Dalam psikologi dan pendidikan,
pembelajaran secara umum didefinisikan sebagai proses yang menyatukan
pengaruh kognitif, emosional, dan lingkungan dan pengalaman untuk
memperoleh, meningkatkan, atau membuat perubahan dalam pengetahuan
seseorang, keterampilan, nilai, dan pandangan dunia (Illeris, 2004;
Ormrod, 1995). Hal ini juga dianggap sebagai cara di mana informasi
diserap, diproses, dan disimpan. Teori Belajar adalah
hipotesis rumit yang menggambarkan bagaimana sebenarnya prosedur ini
terjadi. Teori belajar memiliki dua nilai utama menurut Hill (2002),
Salah satunya adalah dalam menyediakan kita dengan kosa kata dan
kerangka kerja konseptual untuk menafsirkan contoh pembelajaran yang
kita amati. Yang lainnya adalah dalam mengusulkan dimana kita seharusnya
mencari solusi untuk masalah praktis. Teori-teori tidak memberikan
solusi, tetapi mengarahkan perhatian kita pada variabel yang penting
dalam menemukan solusi.
Ada tiga kategori utama atau kerangka
filosofis dari teori teori belajar ini, yaitu; (1)behaviorisme, (2)

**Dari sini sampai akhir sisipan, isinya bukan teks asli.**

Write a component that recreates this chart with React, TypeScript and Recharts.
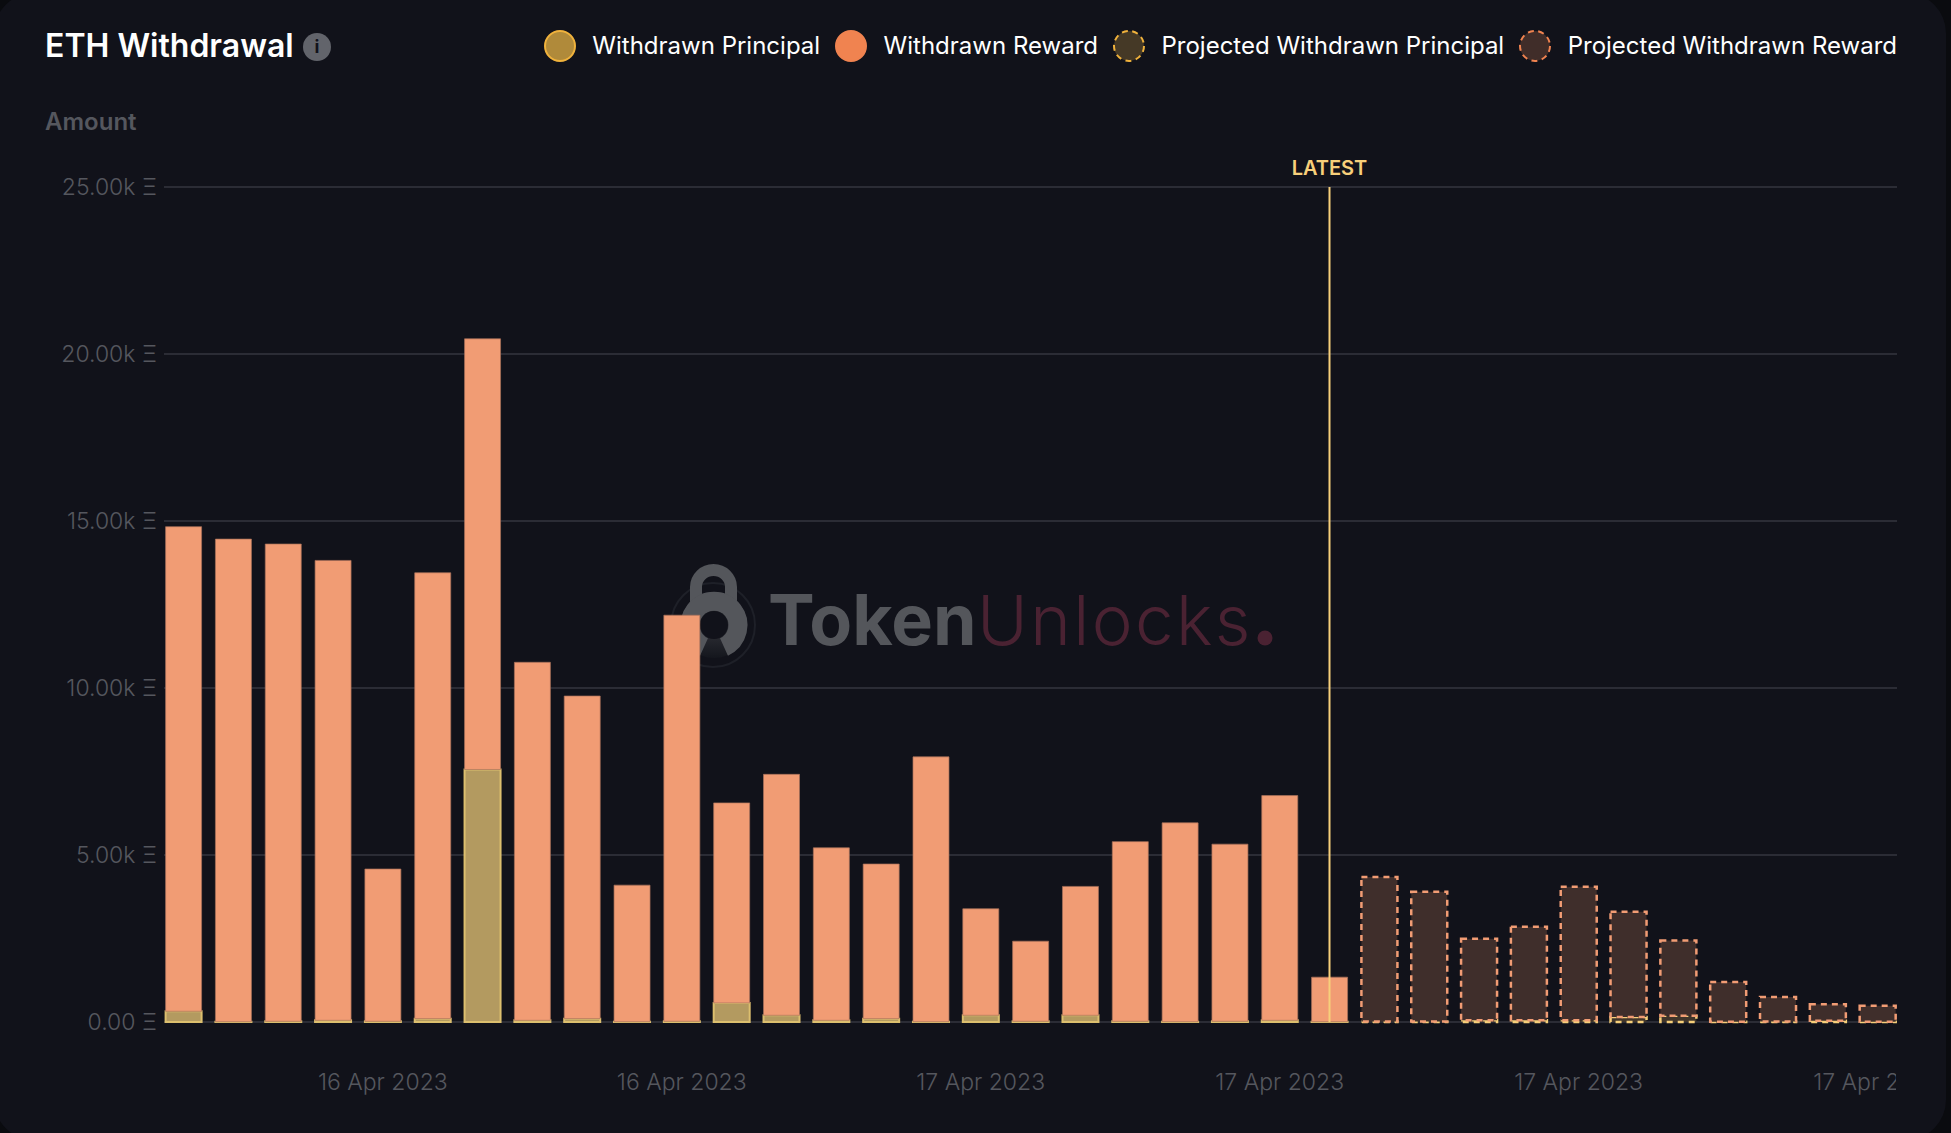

kognitivisme, dan (3) kontruktivisme. Secara garis besar, behaviorisme
hanya berfokus pada aspek-aspek obyektif yang diamati pada proses
pembelajaran. Teori kognitif melihat melampaui perilaku untuk
menjelaskan bagaimana otak bekerja dalam mempelajari sesuatu. Sedangkan
teori konstruktivisme mengemukakan bahwa belajar sebagai proses saat
peserta didik secara aktif membangun ide-ide baru dalam belajar.
Merriam dan Caffarella (1991) menyoroti
empat pendekatan atau orientasi untuk belajar, yaitu; behavioris,
cognitivist, humanis dan sosial/situasional. Pendekatan ini melibatkan
ide yang bertentangan dengan tujuan dan proses pembelajaran dan
pendidikan juga peran para pendidik dalam mengajar.
Teori Belajar Behavioristik
Teori behavioristik adalah sebuah teori
yang dicetuskan oleh Gage dan Berliner tentang perubahan tingkah laku
sebagai hasil dari pengalaman. Teori ini lalu berkembang menjadi aliran
psikologi belajar yang berpengaruh terhadap arah pengembangan teori dan
praktik pendidikan dan pembelajaran yang dikenal sebagai aliran
behavioristik. Aliran ini menekankan pada terbentuknya perilaku yang
tampak sebagai hasil belajar.
Teori behavioristik dengan model
hubungan stimulus-respon, mendudukkan orang yang belajar sebagai
individu yang pasif. Respon atau perilaku tertentu dengan menggunakan
metode pelatihan atau pembiasaan semata. Munculnya perilaku akan semakin
kuat bila diberikan penguatan dan akan menghilang bila dikenai hukuman.
Teori belajar
behavioristik menjelaskan belajar itu adalah perubahan perilaku yang
dapat diamati, diukur dan dinilai secara konkret. Perubahan terjadi
melalui rangsangan (stimulans) yang menimbulkan hubungan perilaku
reaktif (respon) berdasarkan hukum-hukum mekanistik. Stimulans tidak
lain adalah lingkungan belajar anak, baik yang internal maupun eksternal
yang menjadi penyebab belajar. Sedangkan respons adalah akibat atau
dampak, berupa reaksi fisik terhadap stimulans. Belajar berarti
penguatan ikatan, asosiasi, sifat dan kecenderungan perilaku S-R
(stimulus-Respon).
Ciri-Ciri Teori Behavioristik
- Mementingkan faktor lingkungan
- Menekankan pada faktor bagian
- Menekankan pada tingkah laku yang nampak dengan mempergunakan metode obyektif
- Sifatnya mekanis
- Mementingkan masa lalu
Teori behaviouristik ini memiliki beberapa cabang teori yang menekankan pembelajaran pada titik yang berbeda-beda yaitu;
- Classical Conditioning oleh Ivan Pavlov yang menyimpulkan bahwa sesuatu yang di pelajari dapat di kembalikan kepada stimulus respon. Mendidik pada dasarnya adalah memberikan stimulus yang memberi respon sesuai yang kita inginkan. Hal ini di lakukan berulang – ulang agar hubungan stimulus dan respon semakin kuat.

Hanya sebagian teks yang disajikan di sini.